From: Marc MERLIN <marc@merlins.org>
To: Eric Wheeler <bcache@lists.ewheeler.net>
Cc: Zhu Yanhai <zhu.yanhai@gmail.com>,
Kent Overstreet <kent.overstreet@gmail.com>,
Christoph Nelles <evilazrael@evilazrael.de>,
linux-bcache@vger.kernel.org
Subject: Re: BUG: drivers/md/bcache/writeback.c:237
Date: Thu, 25 Feb 2016 18:46:33 -0800 [thread overview]
Message-ID: <20160226024633.GF29543@merlins.org> (raw)

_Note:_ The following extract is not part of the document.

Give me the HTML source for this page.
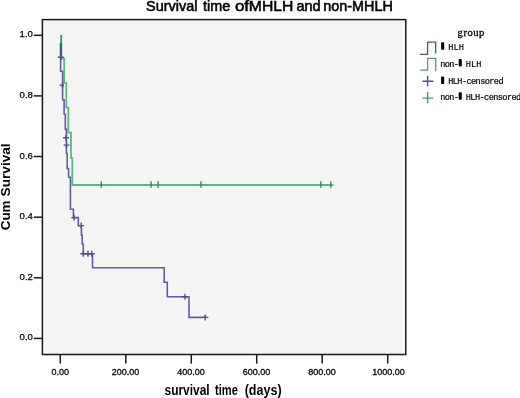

In-Reply-To: <alpine.LRH.2.11.1602252330290.3635@mail.ewheeler.net>
On Fri, Feb 26, 2016 at 02:38:11AM +0000, Eric Wheeler wrote:
> Disclaimer: if you are comfortable forcing the writeback thread to proceed
> instead of BUG, then try this patch. It may cause other problems, or it
> may not work at all. If the cache is attached and corrupt, then its
> backing dev could become corrupt during writeback if bcache still thinks
> they are associated.
Thanks for the patch.
So, I could lose the data on the target filesystem, but it's 2TB and if it
gets mangled in a subtle way, that wouldn't be so great.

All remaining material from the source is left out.